Morgantown, WV (May, 30, 2011) – Late in the fall of 2010, Morgantown highway and heavy contractor, CAWV and ARTBA member Tom Laurita and Laurita, Inc. built something new in the history of road construction. They constructed a 430 foot coal haul road from the Maidsville, WV Dana Prime mine mouth output area to the state highway with a Mechanical Concrete® base and a 10 inch concrete surface. What made this road unique is that for centuries builders have had three choices to bind earthen materials together: cement, tar/asphalt, and pressure, Tom knew of another choice and decided to use it as the road base. That choice was to physically bind the base stone together inside a tire-derived-cylinder, known as Mechanical Cement®.
Tom had been following the development of this new technology since 2006. That’s when its inventor, Morgantown civil engineer and former WV Secretary of Transportation Sam Bonasso, approached him about its research and development.

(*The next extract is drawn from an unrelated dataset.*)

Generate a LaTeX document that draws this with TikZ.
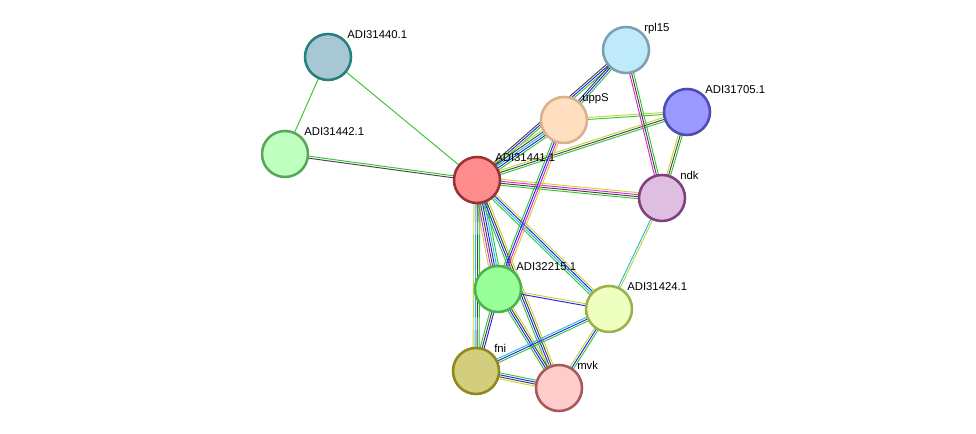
\documentclass[tikz,border=0pt]{standalone}
\usepackage{fontspec}
\setmainfont{Liberation Sans}
\usetikzlibrary{calc}
\definecolor{G}{HTML}{33C433}
\definecolor{B}{HTML}{2222EE}
\definecolor{K}{HTML}{444444}
\definecolor{M}{HTML}{DD22DD}
\definecolor{C}{HTML}{22BBDD}
\definecolor{Y}{HTML}{C4D636}
\newcommand\mE[4]{\foreach \c [count=\i] in {#4}{\pgfmathsetmacro\o{(\i-(#3+1)/2)*1.5}
\draw[\c,line width=0.7pt] ($(#1)!\o pt!90:(#2)$) -- ($(#2)!\o pt!-90:(#1)$);}}
\begin{document}
\begin{tikzpicture}[x=0.75pt,y=-0.75pt,
 nd/.style={circle,minimum size=34.5pt,inner sep=0pt,line width=1.9pt},
 lb/.style={anchor=base west,font=\fontsize{8.5}{10}\selectfont,inner sep=0pt}]
\fill[white] (0,0) rectangle (976,434);
\coordinate (a40) at (328,57);
\coordinate (a42) at (285,154);
\coordinate (a41) at (477,180);
\coordinate (rpl) at (626,50);
\coordinate (upp) at (564,120);
\coordinate (a05) at (687,112);
\coordinate (ndk) at (662,198);
\coordinate (a15) at (498,289);
\coordinate (a24) at (609,309);
\coordinate (fni) at (476,371);
\coordinate (mvk) at (559,388);
\mE{a40}{a42}{1}{G}
\mE{a40}{a41}{1}{G}
\mE{a42}{a41}{2}{K,G}
\mE{a41}{rpl}{3}{G,B,K}
\mE{a41}{upp}{5}{G,B,C,K,Y}
\mE{a41}{a05}{3}{G,K,Y}
\mE{a41}{ndk}{4}{G,K,M,Y}
\mE{a41}{a15}{6}{Y,M,K,B,C,G}
\mE{a41}{a24}{4}{G,C,B,Y}
\mE{a41}{fni}{4}{Y,C,K,G}
\mE{a41}{mvk}{4}{G,B,K,Y}
\mE{upp}{rpl}{3}{G,B,K}
\mE{upp}{a05}{2}{G,Y}
\mE{upp}{a15}{4}{G,B,M,Y}
\mE{rpl}{ndk}{3}{M,K,G}
\mE{a05}{ndk}{3}{Y,K,G}
\mE{ndk}{a24}{2}{C,Y}
\mE{a15}{a24}{2}{B,Y}
\mE{a15}{fni}{3}{G,K,B}
\mE{a15}{mvk}{4}{G,B,K,Y}
\mE{a24}{fni}{3}{C,B,G}
\mE{a24}{mvk}{3}{Y,B,G}
\mE{fni}{mvk}{4}{Y,K,B,G}
\node[nd,fill=cyan!10!teal!40!white,draw=teal!70!gray] (n40) at (a40) {};
\node[nd,fill=green!25!white,draw=green!30!gray] (n42) at (a42) {};
\node[nd,fill=red!45!white,draw=red!50!black!80] (n41) at (a41) {};
\node[nd,fill=cyan!25!white,draw=cyan!30!gray] (nrpl) at (rpl) {};
\node[nd,fill=orange!25!white,draw=brown!60!white] (nupp) at (upp) {};
\node[nd,fill=blue!40!white,draw=blue!40!gray] (n05) at (a05) {};
\node[nd,fill=violet!25!white,draw=violet!50!gray] (nndk) at (ndk) {};
\node[nd,fill=green!40!white,draw=green!40!gray] (n15) at (a15) {};
\node[nd,fill=lime!25!white,draw=lime!40!gray] (n24) at (a24) {};
\node[nd,fill=olive!40!white,draw=olive!80!gray] (nfni) at (fni) {};
\node[nd,fill=red!20!white,draw=red!30!gray] (nmvk) at (mvk) {};
\node[lb] at ($(a40)+(19,-18)$) {ADI31440.1};
\node[lb] at ($(a42)+(19,-18)$) {ADI31442.1};
\node[lb] at ($(a41)+(18,-18)$) {ADI31441.1};
\node[lb] at ($(rpl)+(18,-18)$) {rpl15};
\node[lb] at ($(upp)+(18,-18)$) {uppS};
\node[lb] at ($(a05)+(18,-18)$) {ADI31705.1};
\node[lb] at ($(ndk)+(18,-18)$) {ndk};
\node[lb] at ($(a15)+(18,-18)$) {ADI32215.1};
\node[lb] at ($(a24)+(18,-18)$) {ADI31424.1};
\node[lb] at ($(fni)+(18,-18)$) {fni};
\node[lb] at ($(mvk)+(18,-18)$) {mvk};
\end{tikzpicture}
\end{document}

He knew of the Mechanical Concrete® test road built by the WV DOH in Doddridge County and that Chesapeake Energy was using it in Wetzel County to repair roads. He also knew that the tire-derived-cylinders had been tested and were extremely strong and ideally suited for the heavy coal truck loads.
The project went forward in late November. Workmen who had never used the technology before quickly adapted to the disarmingly simple construction technique. The old road was taken up and the Mechanical Concrete® base was completed in little over a week. The concrete pouring for coal haul road was completed in early December during one of the colder parts of the winter. This road also included two concrete slab / abutment interfaces. The haul road went into service about 10 days later and is currently carrying 300 fully loaded, 80,000lb coal trucks per day.

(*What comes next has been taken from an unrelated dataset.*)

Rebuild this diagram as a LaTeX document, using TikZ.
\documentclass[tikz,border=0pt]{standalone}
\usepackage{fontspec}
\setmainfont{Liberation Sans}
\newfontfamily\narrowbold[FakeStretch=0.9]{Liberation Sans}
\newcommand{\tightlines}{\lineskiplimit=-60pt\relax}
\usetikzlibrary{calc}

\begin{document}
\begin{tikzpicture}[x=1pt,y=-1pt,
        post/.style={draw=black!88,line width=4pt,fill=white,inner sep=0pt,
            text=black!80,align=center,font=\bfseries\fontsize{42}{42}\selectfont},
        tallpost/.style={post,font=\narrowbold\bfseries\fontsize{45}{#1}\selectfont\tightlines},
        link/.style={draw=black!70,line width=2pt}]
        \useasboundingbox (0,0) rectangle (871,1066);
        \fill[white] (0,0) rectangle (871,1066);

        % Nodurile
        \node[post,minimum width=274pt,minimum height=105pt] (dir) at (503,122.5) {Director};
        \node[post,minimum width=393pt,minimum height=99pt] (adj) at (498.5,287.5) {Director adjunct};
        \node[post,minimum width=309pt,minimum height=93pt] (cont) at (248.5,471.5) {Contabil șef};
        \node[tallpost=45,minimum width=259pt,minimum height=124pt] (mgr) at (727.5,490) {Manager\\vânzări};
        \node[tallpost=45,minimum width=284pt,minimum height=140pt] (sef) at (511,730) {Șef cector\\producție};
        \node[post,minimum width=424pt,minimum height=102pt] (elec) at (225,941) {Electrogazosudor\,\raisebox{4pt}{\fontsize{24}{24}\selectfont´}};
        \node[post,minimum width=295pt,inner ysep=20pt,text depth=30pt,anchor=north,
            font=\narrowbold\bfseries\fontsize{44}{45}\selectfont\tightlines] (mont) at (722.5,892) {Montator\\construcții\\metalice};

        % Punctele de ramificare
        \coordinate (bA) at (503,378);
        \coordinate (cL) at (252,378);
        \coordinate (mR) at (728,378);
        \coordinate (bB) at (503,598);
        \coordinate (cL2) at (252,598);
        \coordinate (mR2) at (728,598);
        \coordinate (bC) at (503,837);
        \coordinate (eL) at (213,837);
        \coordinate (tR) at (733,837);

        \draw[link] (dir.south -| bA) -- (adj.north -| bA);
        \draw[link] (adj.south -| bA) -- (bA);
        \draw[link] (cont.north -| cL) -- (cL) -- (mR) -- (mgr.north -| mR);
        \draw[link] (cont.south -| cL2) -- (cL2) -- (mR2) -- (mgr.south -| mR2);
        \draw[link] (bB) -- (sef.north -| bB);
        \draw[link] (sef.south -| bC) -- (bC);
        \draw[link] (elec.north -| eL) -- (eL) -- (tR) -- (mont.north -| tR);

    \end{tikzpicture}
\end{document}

“What makes this a particularly exciting story is that last week the coal company called to build some more of the Mechanical Concrete® road”, said Laurita. “This is a major step for Mechanical Concrete®,” according to Laurita, who has a license to construct with the technology in northern West Virginia and Southwestern Pennsylvania. “Coal haul roads take more wear and tear than most regular roads. When a product can be used in the mining industry, it will work almost anywhere,” he said.

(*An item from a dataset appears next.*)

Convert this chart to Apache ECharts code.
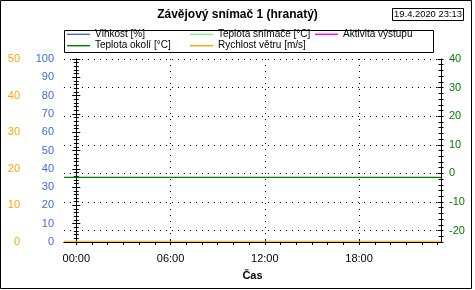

Since it reuses a major waste product, the used auto tire, Mechanical Concrete® is a uniquely green and sustainable technology. It also reduces the energy needs for road construction by requiring less heavy equipment and less time to build. Bonasso says, “Engineers would never design something as strong and rugged as used auto tire-derived-cylinders to be used in construction. It would be prohibitively expensive. But we are rescuing the tread portion of the tire after it’s served its purpose as a tire. In its new life as a tire-derived-cylinder, we can now use it to build a ‘virtually indestructible’ road base very inexpensively.”
Over 300 million waste tires are generated annually in the US, that’s about one per person per year. According to Bonasso, “That many tires could build about 12,000 miles of two-lane Mechanical Concrete® road per year.